It was a performance that the Wall Street thoroughbred badly needed and at last Shearman & Sterling has proved its many doubters wrong to unveil a 9.1% hike in revenues and a double-digit percentage increase in partner profits for its 2013 year.
Under the first full year of the leadership of senior partner Creighton Condon, the top 50 global law firm has posted a 9.1% rise in revenue to $820.5m, from $752m the previous year. Profit per equity partner (PEP) jumped 18.4% to $1.8m from $1,521,000 in 2012 while revenue per lawyer hit $1m, a 13.4% annual rise.
It is hard to over-state how much Shearman needed a confidence-inspiring year under its new management team after a decade that has seen its revenues plummet against its New York and global peers. In the five-year period to the end of the 2012 financial year, the firm saw its revenues fall by 18%, one of the worst performances in the Global 100.
Shearman’s headcount edged down over the year with just one addition to its equity partnership and its total headcount down by 4%, mainly due to the firm’s restructuring in Germany which saw the closure of offices in Munich and Dusseldorf.
One Shearman partner commented: ‘Management has been a key catalyst to galvanising a more cohesive approach to client development.’
The 840-lawyer firm has been an active recruiter of late, hiring 18 partners in 18 months and has moved to expand its litigation practice to balance out its traditionally corporate finance-heavy business.

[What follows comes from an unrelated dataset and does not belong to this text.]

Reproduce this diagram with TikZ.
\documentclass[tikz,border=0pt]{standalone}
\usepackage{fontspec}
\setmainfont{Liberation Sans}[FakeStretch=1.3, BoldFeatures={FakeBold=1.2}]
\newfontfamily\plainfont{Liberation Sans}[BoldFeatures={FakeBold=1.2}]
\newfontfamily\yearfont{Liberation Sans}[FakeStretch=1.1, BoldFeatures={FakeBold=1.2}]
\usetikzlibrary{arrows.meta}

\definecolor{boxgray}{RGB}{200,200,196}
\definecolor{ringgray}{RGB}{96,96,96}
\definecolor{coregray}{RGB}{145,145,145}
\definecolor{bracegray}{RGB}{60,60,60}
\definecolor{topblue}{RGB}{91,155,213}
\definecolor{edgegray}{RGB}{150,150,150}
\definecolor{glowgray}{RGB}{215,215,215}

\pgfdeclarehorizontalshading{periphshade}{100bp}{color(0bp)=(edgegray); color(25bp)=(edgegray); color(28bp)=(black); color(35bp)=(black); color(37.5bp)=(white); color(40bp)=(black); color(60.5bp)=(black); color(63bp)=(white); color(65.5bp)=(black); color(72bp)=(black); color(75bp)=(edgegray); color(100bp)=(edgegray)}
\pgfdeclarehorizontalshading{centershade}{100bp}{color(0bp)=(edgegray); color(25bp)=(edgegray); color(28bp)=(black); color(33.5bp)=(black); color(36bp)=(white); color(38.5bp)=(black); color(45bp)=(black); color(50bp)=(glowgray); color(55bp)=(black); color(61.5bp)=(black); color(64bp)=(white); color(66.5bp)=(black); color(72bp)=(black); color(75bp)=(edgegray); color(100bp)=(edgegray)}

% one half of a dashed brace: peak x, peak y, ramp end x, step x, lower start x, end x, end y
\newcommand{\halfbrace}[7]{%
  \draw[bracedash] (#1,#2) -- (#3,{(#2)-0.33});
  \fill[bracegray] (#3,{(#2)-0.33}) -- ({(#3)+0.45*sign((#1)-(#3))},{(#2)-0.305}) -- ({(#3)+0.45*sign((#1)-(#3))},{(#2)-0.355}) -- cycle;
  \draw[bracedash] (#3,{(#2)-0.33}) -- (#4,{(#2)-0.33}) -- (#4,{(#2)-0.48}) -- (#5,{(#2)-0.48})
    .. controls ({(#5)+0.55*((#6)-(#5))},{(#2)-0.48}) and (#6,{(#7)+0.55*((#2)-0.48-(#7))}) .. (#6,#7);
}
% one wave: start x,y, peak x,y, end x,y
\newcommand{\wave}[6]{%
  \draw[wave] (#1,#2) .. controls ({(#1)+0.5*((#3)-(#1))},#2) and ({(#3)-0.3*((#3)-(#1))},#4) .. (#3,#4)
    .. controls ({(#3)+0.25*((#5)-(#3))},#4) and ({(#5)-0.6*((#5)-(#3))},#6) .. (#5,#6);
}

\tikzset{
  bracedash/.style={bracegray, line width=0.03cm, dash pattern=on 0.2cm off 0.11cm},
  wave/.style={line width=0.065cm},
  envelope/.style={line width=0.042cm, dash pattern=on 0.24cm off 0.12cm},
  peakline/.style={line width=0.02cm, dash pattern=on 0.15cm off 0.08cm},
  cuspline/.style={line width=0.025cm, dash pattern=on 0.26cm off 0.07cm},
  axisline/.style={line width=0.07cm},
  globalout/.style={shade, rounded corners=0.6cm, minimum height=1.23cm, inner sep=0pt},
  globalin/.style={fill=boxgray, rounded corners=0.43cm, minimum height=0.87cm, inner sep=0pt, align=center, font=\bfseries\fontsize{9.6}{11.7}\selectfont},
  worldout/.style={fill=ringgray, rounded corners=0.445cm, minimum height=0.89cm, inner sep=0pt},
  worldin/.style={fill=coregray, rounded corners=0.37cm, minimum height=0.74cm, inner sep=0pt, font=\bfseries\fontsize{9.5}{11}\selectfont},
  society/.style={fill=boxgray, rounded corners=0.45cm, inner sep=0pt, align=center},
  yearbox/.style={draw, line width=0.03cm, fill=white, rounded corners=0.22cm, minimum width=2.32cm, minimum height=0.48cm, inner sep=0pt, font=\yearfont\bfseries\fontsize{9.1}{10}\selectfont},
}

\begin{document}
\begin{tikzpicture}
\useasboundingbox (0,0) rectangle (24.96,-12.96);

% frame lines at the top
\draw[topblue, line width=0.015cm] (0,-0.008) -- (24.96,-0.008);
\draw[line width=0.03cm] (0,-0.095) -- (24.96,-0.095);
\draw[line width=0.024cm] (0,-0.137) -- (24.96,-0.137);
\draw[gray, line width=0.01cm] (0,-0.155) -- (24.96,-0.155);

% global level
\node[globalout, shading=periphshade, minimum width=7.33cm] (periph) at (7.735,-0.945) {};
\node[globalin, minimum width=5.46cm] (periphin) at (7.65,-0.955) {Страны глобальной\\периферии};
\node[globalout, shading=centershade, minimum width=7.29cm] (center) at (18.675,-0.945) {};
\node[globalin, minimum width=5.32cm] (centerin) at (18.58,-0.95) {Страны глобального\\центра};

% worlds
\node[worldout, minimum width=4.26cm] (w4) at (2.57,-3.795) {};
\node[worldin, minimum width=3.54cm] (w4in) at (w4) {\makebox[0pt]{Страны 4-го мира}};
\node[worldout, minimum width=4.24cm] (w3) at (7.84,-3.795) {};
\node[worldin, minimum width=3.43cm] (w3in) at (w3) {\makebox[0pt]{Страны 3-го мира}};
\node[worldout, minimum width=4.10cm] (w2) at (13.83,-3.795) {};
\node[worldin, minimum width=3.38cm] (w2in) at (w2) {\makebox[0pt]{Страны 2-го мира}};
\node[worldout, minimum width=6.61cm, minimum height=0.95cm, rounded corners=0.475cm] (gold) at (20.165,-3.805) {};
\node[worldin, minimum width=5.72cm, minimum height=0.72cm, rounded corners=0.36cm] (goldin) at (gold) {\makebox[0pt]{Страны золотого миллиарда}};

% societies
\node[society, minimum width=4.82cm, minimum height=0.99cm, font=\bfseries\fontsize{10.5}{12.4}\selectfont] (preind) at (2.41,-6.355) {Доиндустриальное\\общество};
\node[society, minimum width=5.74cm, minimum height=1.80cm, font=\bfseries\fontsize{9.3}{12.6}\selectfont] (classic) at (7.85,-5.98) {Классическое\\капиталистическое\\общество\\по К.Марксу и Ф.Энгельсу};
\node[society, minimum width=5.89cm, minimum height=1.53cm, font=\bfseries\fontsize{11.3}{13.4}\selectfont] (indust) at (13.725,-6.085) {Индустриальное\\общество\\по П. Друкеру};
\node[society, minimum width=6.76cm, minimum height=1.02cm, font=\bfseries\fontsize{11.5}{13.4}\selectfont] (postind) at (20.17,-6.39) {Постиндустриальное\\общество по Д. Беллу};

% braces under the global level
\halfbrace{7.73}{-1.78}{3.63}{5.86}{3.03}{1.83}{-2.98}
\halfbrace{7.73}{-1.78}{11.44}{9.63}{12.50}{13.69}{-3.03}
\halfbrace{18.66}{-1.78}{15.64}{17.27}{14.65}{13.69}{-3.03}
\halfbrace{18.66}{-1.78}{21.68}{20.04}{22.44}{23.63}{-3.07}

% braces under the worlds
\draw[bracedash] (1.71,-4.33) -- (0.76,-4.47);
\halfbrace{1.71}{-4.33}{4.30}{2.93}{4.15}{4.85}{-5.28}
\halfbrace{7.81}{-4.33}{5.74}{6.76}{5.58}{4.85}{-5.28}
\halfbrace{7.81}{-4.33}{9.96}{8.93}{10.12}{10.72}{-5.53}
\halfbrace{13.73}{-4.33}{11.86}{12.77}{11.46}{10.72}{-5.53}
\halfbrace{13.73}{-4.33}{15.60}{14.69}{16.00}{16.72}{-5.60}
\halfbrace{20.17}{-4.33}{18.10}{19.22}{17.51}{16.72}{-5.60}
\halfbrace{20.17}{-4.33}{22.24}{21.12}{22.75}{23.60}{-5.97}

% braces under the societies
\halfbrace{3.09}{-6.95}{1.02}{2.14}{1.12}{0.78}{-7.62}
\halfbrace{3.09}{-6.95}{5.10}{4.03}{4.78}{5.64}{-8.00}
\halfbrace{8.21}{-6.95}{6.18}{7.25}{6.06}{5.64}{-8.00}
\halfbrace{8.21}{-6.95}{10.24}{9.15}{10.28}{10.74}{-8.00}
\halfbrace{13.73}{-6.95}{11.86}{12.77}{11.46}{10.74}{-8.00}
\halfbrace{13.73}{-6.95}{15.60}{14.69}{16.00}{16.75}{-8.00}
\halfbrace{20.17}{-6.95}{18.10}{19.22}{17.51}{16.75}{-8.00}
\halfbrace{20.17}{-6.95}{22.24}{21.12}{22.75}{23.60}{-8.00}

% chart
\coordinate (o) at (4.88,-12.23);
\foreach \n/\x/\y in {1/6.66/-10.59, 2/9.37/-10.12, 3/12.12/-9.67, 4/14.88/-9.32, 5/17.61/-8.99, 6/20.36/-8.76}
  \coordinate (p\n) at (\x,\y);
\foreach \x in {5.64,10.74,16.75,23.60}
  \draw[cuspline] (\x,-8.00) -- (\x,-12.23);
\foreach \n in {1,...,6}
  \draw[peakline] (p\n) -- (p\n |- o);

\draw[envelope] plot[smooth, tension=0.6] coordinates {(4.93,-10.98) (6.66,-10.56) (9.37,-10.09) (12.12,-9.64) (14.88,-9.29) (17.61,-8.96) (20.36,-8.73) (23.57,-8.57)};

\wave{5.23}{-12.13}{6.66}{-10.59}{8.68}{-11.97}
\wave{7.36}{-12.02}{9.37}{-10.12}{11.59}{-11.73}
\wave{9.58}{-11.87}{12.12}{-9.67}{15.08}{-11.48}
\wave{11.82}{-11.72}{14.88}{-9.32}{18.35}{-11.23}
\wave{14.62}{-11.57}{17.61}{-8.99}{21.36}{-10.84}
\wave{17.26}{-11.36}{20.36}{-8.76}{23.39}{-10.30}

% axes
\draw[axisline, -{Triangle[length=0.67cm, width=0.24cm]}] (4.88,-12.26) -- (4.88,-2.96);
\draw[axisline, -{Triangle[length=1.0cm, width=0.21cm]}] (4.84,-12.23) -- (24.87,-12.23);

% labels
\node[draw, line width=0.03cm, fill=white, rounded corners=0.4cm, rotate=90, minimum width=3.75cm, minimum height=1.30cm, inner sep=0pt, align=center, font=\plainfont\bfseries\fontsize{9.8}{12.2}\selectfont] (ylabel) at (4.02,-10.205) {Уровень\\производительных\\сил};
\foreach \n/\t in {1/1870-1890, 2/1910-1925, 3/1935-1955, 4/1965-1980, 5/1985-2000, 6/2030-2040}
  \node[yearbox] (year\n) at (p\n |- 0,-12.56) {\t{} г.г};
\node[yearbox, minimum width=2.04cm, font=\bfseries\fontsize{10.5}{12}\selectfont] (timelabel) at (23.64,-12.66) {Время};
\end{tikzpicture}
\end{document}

Stand-out hires in London include private equity partner Mark Soundy and tax specialist Sarah Priestly from Weil, Gotshal & Manges. In New York, the firm strengthened its litigation team with a three-partner team from Orrick, Herrington & Sutcliffe. Litigation partners Joseph Frank, Matthew Craner and Agnès Dunogué joined along with three Orrick leveraged finance partners, Ronan Wicks, Patrick Flanagan and Jason White.
Among the stand-out deals for last year included representing Liberty Global in connection with its $23bn acquisition of Virgin Media, the underwriters working with Petrobras on its recording-breaking $11bn debt offering programme, and affiliates of Toyota Motor Corporation in a pair of financings collectively worth close to $25bn.
Whether one strong year will be enough to convince its critics is doubtful but Shearman at last has a performance to rally the troops.